Wednesday, April 23, 2014

ROSA'S KIDS: PART 2 -- EMMA

The second child of John William and Rosa (Ritterhouse) Schlereth was a girl who arrived about 17 months after her older brother, John, on July 7, 1881.  They named her Emma.  Her full name may have been Rosa Emma Schlereth or Emma Lese Schlereth.  I've seen it both ways.  On her gravestone (pictured below) it is engraved as "Emma L." which lends credence to the latter version.  (Rosa had a younger half sister named Emma who was only about a year and a half old at the time of this Emma's birth, but I doubt if she named her daughter after her, so I'm not sure who she is named after.)  John and Rosa were still living in Tazewell County, Illinois, so Emma was born in Pekin, Illinois.  She completed the 8th grade (according to the 1940 census).

Emma journeyed with her extended family to Kansas and by 1900 she was living in Seneca, Kansas and working as a servant, at the age of 18.  About five years later, she married Colonel L. Bradley who was born in Kansas around 1880.  I'm guessing she met him in Nemaha County, Kansas, and that they moved to Nebraska after marrying.  About two years later (1907), they started their family with a baby girl who they named Emma, keeping the name going in the family line.  The next year, another child arrived on December 16, 1908.  This time it was a son whom they named Howard V.

In 1910, Emma and her family were living in Humboldt, Nebraska, which is about 30 miles north of Seneca, Kansas and only a few miles from Falls City, where her mother and brothers were living.  In a few years, they relocated to Douglas, Nebraska, about 65 miles northwest of Humboldt and just a little southeast of Lincoln.  It was there, on April 12, 1918, they sadly lost their young son, Harold, at the age of 9 1/2.  He is buried in Rosehill Cemetery in Douglas (which is the same cemetery his grandma Rosa would be buried in twenty-some years in the future and in which his mother and father would eventually be buried).

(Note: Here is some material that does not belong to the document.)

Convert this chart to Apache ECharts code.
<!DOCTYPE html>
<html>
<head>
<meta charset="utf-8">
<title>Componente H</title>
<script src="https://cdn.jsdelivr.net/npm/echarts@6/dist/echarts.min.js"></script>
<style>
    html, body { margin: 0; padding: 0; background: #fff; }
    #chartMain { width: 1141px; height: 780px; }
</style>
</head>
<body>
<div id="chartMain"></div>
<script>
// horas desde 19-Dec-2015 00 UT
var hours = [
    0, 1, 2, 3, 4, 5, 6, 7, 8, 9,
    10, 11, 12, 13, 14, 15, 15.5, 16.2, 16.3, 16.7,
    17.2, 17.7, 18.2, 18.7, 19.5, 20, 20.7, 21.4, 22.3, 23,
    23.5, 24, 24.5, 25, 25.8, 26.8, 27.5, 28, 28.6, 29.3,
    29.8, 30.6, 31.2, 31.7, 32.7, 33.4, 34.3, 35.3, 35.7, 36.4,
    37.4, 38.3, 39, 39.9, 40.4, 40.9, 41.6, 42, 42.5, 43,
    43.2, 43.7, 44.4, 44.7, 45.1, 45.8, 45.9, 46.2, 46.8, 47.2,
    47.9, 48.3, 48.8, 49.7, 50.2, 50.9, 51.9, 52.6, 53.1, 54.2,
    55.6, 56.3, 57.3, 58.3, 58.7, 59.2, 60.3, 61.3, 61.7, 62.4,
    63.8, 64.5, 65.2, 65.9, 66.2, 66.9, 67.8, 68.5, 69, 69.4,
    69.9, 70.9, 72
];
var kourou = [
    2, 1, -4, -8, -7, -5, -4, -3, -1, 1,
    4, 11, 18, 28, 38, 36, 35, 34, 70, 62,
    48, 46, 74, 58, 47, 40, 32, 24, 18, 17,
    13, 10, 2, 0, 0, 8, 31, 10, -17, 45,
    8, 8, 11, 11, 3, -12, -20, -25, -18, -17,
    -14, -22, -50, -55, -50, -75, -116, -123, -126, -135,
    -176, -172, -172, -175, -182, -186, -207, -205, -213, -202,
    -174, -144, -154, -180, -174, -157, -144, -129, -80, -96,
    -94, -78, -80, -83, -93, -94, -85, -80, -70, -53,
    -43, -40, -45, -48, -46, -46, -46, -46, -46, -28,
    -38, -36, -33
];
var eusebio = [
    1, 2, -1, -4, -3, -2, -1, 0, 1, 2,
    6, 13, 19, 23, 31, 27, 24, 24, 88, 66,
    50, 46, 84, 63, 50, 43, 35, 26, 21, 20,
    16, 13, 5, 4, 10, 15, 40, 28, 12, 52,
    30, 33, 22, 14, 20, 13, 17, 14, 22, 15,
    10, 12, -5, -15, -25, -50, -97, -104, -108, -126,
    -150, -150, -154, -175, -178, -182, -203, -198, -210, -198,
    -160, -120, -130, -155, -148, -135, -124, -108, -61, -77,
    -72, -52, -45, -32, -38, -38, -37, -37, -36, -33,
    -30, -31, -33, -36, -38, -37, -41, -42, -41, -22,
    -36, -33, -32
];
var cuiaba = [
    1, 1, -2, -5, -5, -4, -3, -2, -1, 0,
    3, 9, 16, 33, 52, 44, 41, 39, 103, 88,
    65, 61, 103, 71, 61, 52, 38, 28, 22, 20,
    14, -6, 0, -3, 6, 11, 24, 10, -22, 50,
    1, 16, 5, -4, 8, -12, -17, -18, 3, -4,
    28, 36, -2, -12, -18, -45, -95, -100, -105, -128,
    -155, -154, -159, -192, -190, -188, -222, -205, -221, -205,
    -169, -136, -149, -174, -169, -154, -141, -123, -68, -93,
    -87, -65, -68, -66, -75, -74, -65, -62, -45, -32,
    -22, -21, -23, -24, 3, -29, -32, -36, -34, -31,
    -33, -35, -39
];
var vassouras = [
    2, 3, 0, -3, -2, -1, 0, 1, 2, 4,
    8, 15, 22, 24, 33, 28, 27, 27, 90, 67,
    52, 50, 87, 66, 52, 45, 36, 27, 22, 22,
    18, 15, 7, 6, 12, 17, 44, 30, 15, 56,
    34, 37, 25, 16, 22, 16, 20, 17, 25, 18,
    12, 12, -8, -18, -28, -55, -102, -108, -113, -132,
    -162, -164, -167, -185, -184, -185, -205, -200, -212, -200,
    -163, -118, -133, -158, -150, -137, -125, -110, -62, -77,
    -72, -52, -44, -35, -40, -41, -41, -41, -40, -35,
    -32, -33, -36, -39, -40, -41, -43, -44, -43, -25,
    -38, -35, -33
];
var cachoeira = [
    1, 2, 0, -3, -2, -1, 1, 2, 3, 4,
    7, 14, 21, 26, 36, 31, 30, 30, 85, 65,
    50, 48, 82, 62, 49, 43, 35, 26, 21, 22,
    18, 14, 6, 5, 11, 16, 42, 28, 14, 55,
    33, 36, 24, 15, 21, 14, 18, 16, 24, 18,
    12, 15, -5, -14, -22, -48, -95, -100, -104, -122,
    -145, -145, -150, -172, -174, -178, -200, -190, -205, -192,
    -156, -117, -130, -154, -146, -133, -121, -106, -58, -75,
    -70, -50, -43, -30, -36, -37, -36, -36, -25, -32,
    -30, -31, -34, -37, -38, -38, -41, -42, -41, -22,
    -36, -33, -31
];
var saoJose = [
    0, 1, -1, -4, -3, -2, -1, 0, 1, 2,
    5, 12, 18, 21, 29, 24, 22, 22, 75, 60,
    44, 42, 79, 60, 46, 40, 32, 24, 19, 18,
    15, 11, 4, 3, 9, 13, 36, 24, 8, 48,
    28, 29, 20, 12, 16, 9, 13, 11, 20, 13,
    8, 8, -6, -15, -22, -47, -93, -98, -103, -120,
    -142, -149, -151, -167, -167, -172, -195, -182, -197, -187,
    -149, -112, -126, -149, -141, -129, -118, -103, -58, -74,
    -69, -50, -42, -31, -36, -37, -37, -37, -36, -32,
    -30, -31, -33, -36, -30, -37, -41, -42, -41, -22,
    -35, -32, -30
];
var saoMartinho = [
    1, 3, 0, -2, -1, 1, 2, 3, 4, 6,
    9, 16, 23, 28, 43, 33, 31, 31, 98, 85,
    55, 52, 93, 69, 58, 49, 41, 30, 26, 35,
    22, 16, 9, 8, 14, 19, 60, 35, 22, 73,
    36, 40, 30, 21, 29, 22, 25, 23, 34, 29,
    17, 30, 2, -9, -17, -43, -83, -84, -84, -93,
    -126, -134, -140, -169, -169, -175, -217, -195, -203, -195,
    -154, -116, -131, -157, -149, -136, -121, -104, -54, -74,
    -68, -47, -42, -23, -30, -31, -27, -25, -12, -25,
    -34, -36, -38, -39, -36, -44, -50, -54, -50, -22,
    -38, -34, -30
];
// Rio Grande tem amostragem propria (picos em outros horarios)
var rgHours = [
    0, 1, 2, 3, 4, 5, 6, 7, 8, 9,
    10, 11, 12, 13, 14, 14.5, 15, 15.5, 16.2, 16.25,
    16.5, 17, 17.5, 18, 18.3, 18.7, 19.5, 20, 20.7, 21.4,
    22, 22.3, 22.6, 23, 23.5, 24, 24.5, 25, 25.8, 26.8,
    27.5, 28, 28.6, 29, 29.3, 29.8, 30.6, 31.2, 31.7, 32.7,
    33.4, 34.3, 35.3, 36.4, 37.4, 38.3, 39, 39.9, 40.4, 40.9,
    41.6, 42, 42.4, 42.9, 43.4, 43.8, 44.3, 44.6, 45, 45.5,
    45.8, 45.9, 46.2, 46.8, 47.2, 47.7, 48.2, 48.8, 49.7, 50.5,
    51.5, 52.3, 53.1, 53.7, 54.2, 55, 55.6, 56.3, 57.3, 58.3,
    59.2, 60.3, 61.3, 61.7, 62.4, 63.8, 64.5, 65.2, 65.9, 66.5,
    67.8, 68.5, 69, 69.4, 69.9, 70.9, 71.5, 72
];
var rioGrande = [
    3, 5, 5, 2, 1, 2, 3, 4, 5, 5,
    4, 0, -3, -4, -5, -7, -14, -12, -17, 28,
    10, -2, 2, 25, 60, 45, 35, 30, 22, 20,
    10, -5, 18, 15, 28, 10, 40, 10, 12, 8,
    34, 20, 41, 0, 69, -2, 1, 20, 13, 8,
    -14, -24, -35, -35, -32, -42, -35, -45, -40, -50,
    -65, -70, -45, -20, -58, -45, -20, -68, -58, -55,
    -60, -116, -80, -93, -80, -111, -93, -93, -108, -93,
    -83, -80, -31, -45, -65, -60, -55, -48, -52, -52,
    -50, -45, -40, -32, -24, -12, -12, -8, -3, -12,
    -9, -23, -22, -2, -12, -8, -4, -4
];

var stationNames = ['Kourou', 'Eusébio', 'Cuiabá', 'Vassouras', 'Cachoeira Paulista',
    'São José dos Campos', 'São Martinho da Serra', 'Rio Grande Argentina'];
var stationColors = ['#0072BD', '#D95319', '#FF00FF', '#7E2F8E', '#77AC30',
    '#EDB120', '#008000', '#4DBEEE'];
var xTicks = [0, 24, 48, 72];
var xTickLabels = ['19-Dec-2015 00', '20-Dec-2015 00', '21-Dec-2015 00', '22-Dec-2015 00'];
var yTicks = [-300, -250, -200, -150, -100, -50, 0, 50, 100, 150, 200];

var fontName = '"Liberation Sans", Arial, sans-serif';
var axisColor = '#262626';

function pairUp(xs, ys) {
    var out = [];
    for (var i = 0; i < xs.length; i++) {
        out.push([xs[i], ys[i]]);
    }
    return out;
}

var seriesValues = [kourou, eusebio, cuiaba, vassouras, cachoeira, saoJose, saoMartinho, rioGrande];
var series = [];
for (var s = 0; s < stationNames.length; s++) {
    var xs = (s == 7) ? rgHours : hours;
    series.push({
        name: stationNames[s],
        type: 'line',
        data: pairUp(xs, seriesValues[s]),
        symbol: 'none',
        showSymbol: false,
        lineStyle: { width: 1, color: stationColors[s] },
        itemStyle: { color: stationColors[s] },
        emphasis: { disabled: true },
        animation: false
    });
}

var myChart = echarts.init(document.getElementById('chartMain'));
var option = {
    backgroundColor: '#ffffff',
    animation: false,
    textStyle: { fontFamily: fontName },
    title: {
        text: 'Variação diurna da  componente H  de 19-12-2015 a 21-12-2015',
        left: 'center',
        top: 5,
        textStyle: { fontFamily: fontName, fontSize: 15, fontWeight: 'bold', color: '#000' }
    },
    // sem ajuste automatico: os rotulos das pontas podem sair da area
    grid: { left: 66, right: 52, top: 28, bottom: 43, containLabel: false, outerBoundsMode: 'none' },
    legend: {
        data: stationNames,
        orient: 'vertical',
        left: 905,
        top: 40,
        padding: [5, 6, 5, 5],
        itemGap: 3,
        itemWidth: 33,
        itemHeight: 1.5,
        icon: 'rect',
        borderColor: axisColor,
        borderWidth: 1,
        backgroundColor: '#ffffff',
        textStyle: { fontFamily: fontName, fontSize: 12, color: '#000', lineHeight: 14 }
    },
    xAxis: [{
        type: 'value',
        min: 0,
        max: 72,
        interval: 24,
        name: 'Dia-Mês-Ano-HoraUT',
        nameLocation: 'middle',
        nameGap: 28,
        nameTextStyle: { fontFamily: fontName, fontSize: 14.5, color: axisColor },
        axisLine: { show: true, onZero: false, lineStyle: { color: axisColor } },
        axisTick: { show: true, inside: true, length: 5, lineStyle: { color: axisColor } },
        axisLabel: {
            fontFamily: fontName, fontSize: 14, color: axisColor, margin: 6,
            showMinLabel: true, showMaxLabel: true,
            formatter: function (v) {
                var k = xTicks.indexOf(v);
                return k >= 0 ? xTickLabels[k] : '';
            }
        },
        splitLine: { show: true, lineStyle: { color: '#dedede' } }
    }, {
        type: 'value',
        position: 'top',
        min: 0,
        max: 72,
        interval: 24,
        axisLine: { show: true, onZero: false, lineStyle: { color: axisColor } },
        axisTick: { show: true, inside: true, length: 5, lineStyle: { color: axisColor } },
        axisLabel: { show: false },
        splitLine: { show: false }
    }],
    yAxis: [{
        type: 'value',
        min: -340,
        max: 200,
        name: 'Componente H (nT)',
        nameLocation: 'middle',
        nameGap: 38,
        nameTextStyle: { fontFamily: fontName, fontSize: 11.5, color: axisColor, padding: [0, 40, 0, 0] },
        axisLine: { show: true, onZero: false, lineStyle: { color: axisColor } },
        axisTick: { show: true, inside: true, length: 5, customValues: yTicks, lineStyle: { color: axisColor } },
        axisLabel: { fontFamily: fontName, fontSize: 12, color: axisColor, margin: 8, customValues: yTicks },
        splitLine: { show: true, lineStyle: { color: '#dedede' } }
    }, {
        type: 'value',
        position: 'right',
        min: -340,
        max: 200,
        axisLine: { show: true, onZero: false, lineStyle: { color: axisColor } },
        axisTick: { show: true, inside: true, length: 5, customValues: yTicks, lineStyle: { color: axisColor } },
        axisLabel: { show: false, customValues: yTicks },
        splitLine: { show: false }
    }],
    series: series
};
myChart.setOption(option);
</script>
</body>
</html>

Colonel and Emma Bradley were still living in Douglas in 1920.  Both were working for the telephone company; Emma as a switchboard operator and Colonel as a superintendent/lineman.  They continued to work in these jobs for the next 20 years (although Colonel had apparently retired by 1940).  Although they primarily lived in Douglas, in 1930 they were living in Hendricks which is a suburb of Lincoln.  By 1935 they were back in Douglas. 

In 1940, the U.S. Census showed Colonel, Emma and Emma's mother, Rosa, living in Douglas.  That census also showed Rosa living in Falls City with Emma's brothers, John and Edward.  Rosa was 79 and less than a year away from her death, so she was probably being taken care of by her children in shifts.

Emma lost her husband in 1957.  She followed about seven years later, dying in July 1964.  They are buried side by side in Rosehill Cemetery in Douglas, Nebraska.